Peach Blossom Mountain

Peach Blossom Mountain. Imaginary mountain in the real Shantung district of Feicheng, which is the setting of chapters 8 through 12. Liu Ê uses the mountain to introduce his personal interest in a syncretic religio-philosophical doctrine most commonly known as the T’ai-chou school. It is the only completely fictional location in his novel.

*Ch’ihohsien

*Ch’ihohsien (CHEE-hoh-seen). Small district-level administrative city on the Yellow River that was subject of frequent serious flooding. Liu Ê sets the action in chapters 12 through 18 there. He used Ch’ihohsien because a second Manchu official who was his real-life enemy served there. Like Liu Ê, the fictional protagonist, Lao Ts’an, is an expert in flood control, so the setting provides a site in which he can use his skills.

Bibliography

Dolezelova-Velingerova, Milena, ed. The Chinese Novel at the Turn of the Century. Toronto: University of Toronto Press, 1980. The chapter by Donald Holoch analyzes the two allegorical incidents in the novel’s first chapter and claims that the remainder of the novel can be seen as a structural elaboration of these opening allegories.

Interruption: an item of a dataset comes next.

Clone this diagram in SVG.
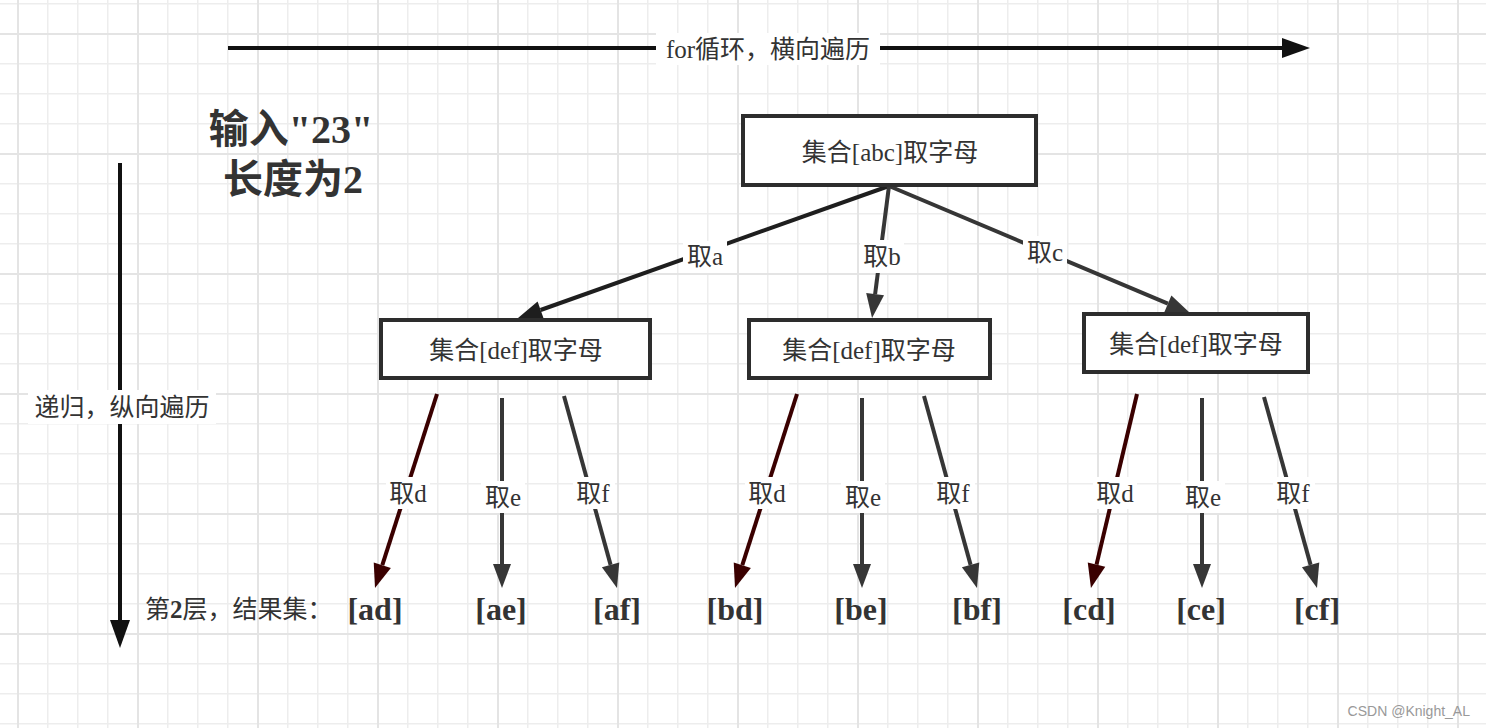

Hsia, C. T. “The Travels of Lao Ts’an: An Exploration of Its Art and Meaning.” Tsing Hua Journal of Chinese Studies 7, no. 2 (August, 1969). This article combines a thorough analysis of the novel’s key aesthetic features with interesting historical research on the pro-Boxer-Rebellion officials who served as Liu E’s models for Yü Hsien and Kang Pi, who run roughshod over the guilty and the innocent alike in order to garner fame as hanging judges.

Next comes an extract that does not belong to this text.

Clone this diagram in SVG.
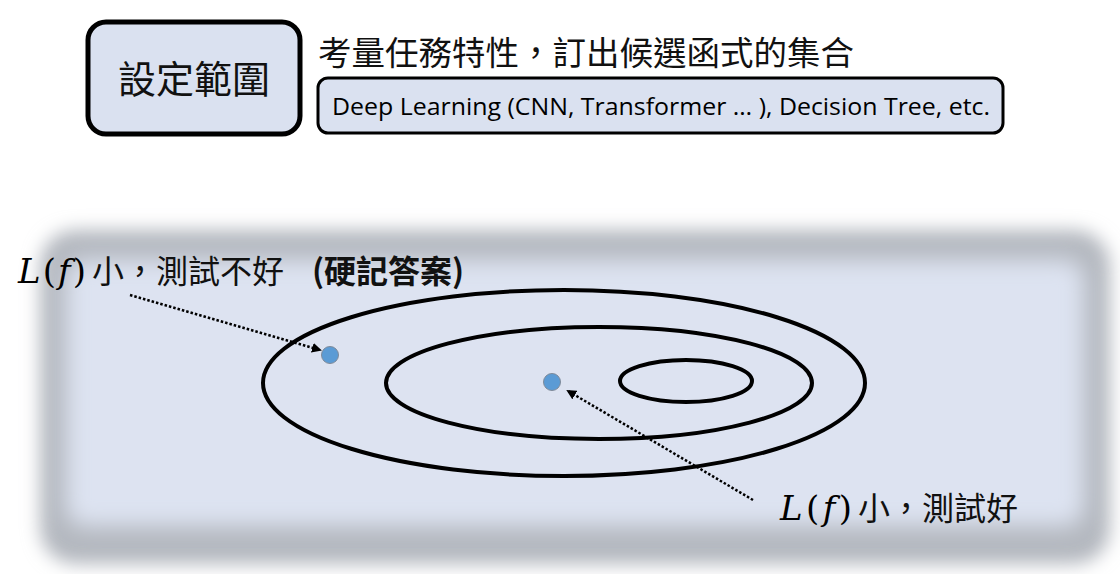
<svg xmlns="http://www.w3.org/2000/svg" width="1120" height="574" viewBox="0 0 1120 574">
<style>
.cjk{font-family:"Noto Sans CJK TC","Noto Sans CJK SC",sans-serif;fill:#111}
.math{font-family:"DejaVu Serif","Liberation Serif",serif;font-style:italic;fill:#000}
.par{font-family:"DejaVu Serif","Liberation Serif",serif;fill:#000}
.ell{fill:none;stroke:#000;stroke-width:4}
.dot{fill:#5b9bd5;stroke:#7f8a99;stroke-width:1}
.arr{fill:none;stroke:#000;stroke-width:2.5;stroke-dasharray:2.5 2}
</style>
<defs>
<filter id="soft" x="-10%" y="-20%" width="120%" height="140%"><feGaussianBlur stdDeviation="9"/></filter>
<filter id="soft2" x="-10%" y="-20%" width="120%" height="140%"><feGaussianBlur stdDeviation="11"/></filter>
<marker id="ah" viewBox="0 0 10 10" refX="8" refY="5" markerWidth="4" markerHeight="4" orient="auto"><path d="M0,0 L10,5 L0,10 z" fill="#000"/></marker>
</defs>
<rect width="1120" height="574" fill="#fff"/>
<g id="space">
<rect x="40" y="230" width="1070" height="334" rx="36" fill="#b4b8bf" filter="url(#soft)"/>
<rect x="66" y="260" width="1018" height="266" rx="20" fill="#dde3f1" filter="url(#soft2)"/>
</g>
<g id="scope">
<rect x="88" y="22" width="212" height="112" rx="18" fill="#dae1f0" stroke="#000" stroke-width="5"/>
<text class="cjk" x="194" y="93" font-size="38" text-anchor="middle">設定範圍</text>
</g>
<g id="desc">
<text class="cjk" x="318" y="65" font-size="33.5">考量任務特性，訂出候選函式的集合</text>
<rect x="318" y="78" width="685" height="55" rx="10" fill="#dae1f0" stroke="#000" stroke-width="3"/>
<text x="332" y="115" font-size="23" font-family="Open Sans, Liberation Sans, sans-serif" fill="#000" textLength="658" lengthAdjust="spacingAndGlyphs">Deep Learning (CNN, Transformer … ), Decision Tree, etc.</text>
</g>
<g id="sets">
<ellipse class="ell" cx="564" cy="383" rx="301" ry="93"/>
<ellipse class="ell" cx="599" cy="383" rx="213" ry="56"/>
<ellipse class="ell" cx="686" cy="381" rx="66" ry="21"/>
</g>
<g id="dot1"><circle class="dot" cx="330" cy="355" r="8.5"/></g>
<g id="dot2"><circle class="dot" cx="552" cy="382" r="8.5"/></g>
<g id="connectors">
<line class="arr" x1="130" y1="295" x2="320" y2="350" marker-end="url(#ah)"/>
<line class="arr" x1="753" y1="500" x2="568" y2="391" marker-end="url(#ah)"/>
</g>
<g id="label1">
<text x="18" y="283" font-size="34" textLength="68" lengthAdjust="spacing"><tspan class="math">L</tspan><tspan class="par">(</tspan><tspan class="math">f</tspan><tspan class="par">)</tspan></text>
<text class="cjk" x="92" y="283" font-size="32">小，測試不好</text>
<text class="cjk" x="312" y="283" font-size="32" font-weight="bold">(硬記答案)</text>
</g>
<g id="label2">
<text x="780" y="520" font-size="34" textLength="72" lengthAdjust="spacing"><tspan class="math">L</tspan><tspan class="par">(</tspan><tspan class="math">f</tspan><tspan class="par">)</tspan></text>
<text class="cjk" x="858" y="520" font-size="32">小，測試好</text>
</g>
</svg>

Lang, D. M., and D. R. Dudley, eds. The Penguin Companion to Classical, Oriental, and African Literature. New York: McGraw-Hill, 1969. The section on Liu E emphasizes the stylistic advance represented by The Travels of Lao Ts’an in its highly original prose descriptions of landscape and musical performances.

Lu Hsün. A Brief History of Chinese Fiction. Translated by Yang Hsien-yi and Gladys Yang. Peking: Foreign Languages Press, 1976. This book’s section on “novels of exposure” of the Ch’ing dynasty contains an analysis of The Travels of Lao Ts’an’s portrayal of the official Kang Pi, whose incorruptibility is offset by his autocratic and ruthless ways.

Shadick, Harold. Introduction to The Travels of Lao Ts’an, by Liu E. Rev. ed. New York: Columbia University Press, 1990. Includes updated introductory material. An excellent starting place.